*REQUEST*.
From the listing below, pick out each line with the word "this".

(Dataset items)
········

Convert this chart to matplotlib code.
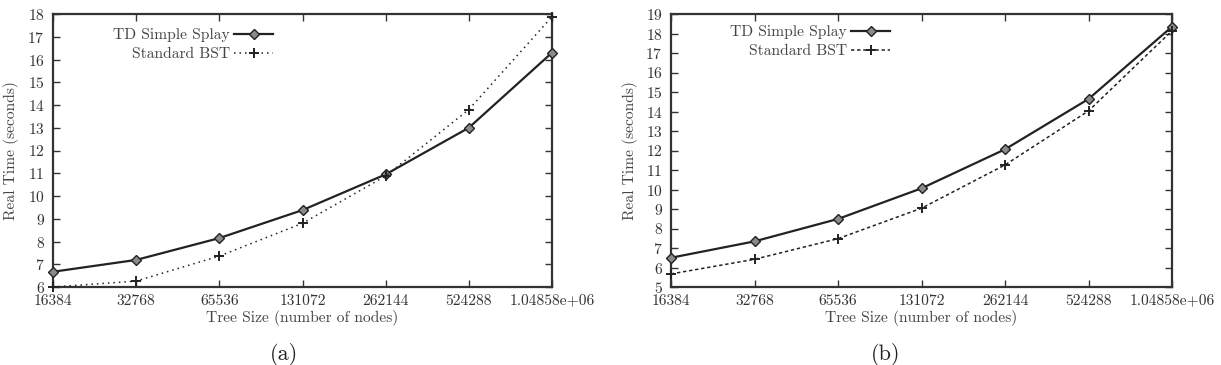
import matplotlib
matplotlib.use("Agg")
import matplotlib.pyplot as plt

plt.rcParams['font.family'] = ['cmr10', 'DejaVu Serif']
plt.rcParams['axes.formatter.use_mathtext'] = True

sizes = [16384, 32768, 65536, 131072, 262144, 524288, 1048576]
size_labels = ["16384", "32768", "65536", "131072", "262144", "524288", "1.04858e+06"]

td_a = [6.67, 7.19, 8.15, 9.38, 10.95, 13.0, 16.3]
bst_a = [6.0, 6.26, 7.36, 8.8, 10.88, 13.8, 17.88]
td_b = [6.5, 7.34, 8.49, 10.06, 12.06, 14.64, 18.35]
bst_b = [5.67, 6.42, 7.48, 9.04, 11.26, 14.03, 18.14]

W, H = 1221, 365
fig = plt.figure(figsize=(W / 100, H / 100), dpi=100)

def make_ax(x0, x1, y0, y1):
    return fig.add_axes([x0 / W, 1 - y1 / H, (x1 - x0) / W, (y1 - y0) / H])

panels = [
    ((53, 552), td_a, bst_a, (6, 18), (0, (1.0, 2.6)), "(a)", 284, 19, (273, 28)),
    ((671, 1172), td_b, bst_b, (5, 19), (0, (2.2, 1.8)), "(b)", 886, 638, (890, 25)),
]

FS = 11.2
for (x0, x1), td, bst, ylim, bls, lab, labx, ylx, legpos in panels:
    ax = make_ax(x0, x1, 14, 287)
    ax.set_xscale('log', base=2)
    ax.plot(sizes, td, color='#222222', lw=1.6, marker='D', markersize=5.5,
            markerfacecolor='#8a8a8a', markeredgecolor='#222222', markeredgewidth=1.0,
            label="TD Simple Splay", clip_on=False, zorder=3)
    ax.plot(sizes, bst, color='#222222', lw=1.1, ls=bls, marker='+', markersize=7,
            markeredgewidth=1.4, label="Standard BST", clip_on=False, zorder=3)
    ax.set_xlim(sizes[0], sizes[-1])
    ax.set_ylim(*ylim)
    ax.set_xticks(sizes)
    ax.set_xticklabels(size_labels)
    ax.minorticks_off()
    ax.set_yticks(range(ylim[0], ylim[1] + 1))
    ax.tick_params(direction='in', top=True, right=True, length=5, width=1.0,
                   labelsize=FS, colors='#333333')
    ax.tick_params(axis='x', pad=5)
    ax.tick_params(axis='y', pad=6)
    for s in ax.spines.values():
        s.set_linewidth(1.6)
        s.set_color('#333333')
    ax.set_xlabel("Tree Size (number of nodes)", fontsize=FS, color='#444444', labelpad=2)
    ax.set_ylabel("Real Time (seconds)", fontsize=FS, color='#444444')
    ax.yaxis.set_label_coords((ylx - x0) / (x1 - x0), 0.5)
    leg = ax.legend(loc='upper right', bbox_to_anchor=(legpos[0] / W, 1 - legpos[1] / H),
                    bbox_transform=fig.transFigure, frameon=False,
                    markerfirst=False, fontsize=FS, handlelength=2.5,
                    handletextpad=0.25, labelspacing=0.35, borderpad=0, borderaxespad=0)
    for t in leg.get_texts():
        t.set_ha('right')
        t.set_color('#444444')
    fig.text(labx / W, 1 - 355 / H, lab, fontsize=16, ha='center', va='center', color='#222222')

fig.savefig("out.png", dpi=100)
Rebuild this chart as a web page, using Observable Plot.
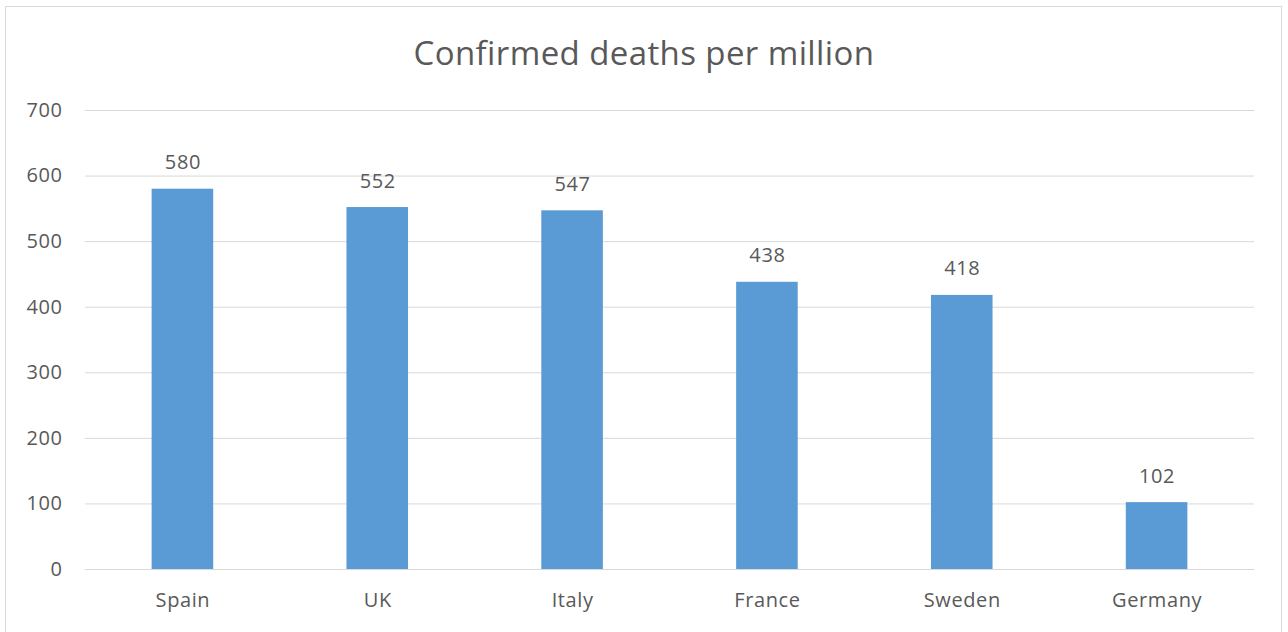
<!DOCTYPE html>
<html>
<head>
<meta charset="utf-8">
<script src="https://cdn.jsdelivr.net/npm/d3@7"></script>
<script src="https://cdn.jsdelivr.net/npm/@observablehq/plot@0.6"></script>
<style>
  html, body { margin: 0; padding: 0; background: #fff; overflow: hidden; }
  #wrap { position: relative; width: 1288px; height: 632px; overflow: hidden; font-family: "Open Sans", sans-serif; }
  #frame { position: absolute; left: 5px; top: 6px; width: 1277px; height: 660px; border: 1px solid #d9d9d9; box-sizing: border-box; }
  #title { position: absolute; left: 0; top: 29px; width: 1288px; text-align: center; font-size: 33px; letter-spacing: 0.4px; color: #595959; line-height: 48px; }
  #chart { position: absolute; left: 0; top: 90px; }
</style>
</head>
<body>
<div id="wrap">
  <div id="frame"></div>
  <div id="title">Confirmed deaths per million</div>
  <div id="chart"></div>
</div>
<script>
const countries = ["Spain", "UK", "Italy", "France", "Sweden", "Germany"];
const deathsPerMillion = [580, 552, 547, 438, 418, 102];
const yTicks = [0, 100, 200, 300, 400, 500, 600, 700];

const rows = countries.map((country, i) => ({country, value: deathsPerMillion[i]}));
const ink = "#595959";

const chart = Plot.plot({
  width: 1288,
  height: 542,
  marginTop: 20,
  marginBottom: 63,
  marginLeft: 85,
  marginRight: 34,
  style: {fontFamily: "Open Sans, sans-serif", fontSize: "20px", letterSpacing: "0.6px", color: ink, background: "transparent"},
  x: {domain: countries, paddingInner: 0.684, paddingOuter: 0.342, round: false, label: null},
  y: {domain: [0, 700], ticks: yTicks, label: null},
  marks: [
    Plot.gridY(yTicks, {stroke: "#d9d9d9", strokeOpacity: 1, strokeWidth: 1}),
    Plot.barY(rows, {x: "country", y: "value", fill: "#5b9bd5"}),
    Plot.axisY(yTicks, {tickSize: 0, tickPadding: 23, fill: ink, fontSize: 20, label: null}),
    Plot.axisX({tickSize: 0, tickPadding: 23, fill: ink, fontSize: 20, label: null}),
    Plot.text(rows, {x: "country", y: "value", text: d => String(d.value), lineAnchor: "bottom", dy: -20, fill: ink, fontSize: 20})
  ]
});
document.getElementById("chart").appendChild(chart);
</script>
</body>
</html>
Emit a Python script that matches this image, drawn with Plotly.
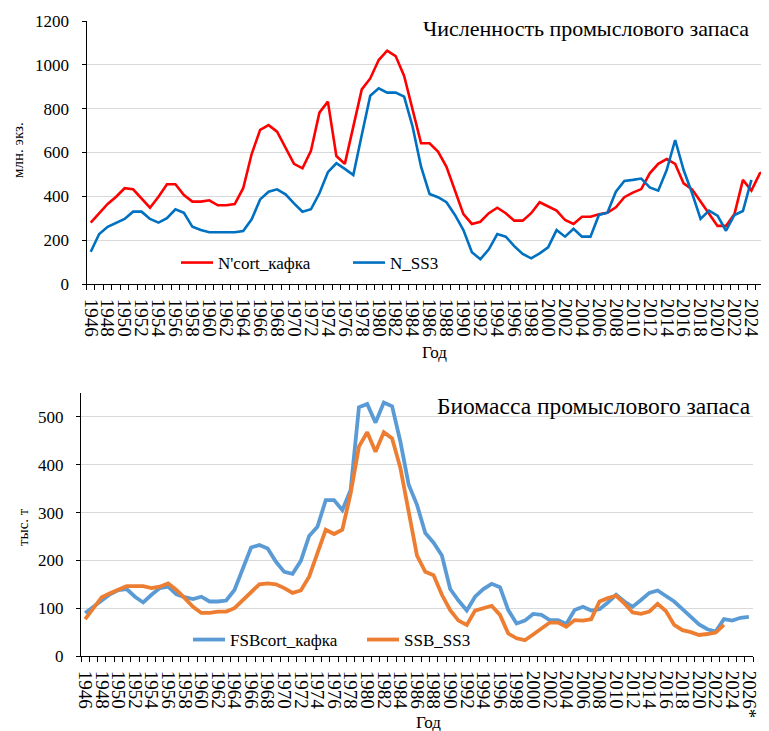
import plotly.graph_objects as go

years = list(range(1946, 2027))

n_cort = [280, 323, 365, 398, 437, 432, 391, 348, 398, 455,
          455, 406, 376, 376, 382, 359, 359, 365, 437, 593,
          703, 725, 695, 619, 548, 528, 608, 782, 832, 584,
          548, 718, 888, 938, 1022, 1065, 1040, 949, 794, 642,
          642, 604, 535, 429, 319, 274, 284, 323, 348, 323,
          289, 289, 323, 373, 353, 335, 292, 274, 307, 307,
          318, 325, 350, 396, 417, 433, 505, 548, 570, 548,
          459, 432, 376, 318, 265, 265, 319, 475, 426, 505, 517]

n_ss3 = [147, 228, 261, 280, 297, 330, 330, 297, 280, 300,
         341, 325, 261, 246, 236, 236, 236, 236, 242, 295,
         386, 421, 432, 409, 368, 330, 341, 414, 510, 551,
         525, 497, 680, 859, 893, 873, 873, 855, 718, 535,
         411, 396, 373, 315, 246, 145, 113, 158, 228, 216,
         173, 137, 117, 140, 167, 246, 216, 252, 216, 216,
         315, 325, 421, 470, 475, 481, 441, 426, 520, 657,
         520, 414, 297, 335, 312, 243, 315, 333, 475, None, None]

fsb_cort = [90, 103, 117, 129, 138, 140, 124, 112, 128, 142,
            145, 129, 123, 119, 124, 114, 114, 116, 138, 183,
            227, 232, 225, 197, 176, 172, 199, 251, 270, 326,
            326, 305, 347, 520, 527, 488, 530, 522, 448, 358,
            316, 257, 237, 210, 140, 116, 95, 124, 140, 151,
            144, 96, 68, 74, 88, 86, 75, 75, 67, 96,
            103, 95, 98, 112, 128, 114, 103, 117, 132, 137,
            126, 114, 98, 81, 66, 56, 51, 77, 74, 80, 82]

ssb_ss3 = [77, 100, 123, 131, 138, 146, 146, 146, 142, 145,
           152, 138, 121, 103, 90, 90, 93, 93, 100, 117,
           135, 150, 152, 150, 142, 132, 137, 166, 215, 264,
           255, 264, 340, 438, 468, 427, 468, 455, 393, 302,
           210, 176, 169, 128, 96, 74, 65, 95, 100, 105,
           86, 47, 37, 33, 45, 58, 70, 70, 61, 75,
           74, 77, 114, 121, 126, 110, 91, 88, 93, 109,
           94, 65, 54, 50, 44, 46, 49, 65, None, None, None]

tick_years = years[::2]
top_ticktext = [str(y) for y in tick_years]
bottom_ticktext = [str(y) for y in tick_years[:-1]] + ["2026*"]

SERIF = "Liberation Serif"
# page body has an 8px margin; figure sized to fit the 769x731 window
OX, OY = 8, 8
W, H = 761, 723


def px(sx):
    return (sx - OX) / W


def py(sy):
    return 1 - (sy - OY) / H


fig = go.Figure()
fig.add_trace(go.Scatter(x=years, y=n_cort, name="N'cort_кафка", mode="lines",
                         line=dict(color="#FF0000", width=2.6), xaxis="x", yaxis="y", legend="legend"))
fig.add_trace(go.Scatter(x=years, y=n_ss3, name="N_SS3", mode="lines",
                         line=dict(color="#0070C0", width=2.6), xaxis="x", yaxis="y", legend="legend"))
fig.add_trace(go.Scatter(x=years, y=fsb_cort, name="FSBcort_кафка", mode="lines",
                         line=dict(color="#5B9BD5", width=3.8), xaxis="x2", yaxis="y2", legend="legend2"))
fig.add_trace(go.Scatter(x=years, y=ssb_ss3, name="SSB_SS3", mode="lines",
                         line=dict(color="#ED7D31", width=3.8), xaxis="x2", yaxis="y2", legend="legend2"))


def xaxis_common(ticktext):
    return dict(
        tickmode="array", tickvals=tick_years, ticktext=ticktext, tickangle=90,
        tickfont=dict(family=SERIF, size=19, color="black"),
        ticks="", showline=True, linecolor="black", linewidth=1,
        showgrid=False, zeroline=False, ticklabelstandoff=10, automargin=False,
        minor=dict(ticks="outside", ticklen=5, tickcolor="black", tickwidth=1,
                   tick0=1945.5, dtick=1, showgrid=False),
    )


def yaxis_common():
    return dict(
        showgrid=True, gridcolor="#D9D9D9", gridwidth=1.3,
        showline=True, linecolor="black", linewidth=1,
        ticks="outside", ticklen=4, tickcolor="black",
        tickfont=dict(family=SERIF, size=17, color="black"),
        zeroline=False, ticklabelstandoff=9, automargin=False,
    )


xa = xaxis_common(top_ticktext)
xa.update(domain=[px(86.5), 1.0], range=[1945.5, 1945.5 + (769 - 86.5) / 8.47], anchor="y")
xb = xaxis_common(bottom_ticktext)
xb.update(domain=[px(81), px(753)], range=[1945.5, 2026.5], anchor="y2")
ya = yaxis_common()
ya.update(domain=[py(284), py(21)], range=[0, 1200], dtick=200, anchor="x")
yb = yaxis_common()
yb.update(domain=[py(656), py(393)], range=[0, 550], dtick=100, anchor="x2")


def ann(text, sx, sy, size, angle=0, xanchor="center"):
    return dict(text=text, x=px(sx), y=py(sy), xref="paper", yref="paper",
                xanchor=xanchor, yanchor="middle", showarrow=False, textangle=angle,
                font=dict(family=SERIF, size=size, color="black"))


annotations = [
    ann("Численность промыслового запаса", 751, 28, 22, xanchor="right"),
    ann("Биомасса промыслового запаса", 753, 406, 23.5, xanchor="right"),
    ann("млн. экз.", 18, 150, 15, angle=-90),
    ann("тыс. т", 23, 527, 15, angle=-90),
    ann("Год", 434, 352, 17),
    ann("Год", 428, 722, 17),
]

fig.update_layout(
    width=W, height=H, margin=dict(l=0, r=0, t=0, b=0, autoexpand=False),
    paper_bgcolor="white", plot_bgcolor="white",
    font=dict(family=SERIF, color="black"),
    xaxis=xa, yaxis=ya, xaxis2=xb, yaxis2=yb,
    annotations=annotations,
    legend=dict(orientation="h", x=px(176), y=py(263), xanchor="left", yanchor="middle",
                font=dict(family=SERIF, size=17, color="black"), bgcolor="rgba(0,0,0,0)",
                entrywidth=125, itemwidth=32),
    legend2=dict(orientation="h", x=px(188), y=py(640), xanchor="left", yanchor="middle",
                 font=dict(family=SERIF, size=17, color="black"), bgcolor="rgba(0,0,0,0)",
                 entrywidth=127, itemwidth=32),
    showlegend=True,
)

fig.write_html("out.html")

········

*TASK RESULT*.
Convert this chart to matplotlib code.
Rebuild this chart as a web page, using Observable Plot.
Emit a Python script that matches this image, drawn with Plotly.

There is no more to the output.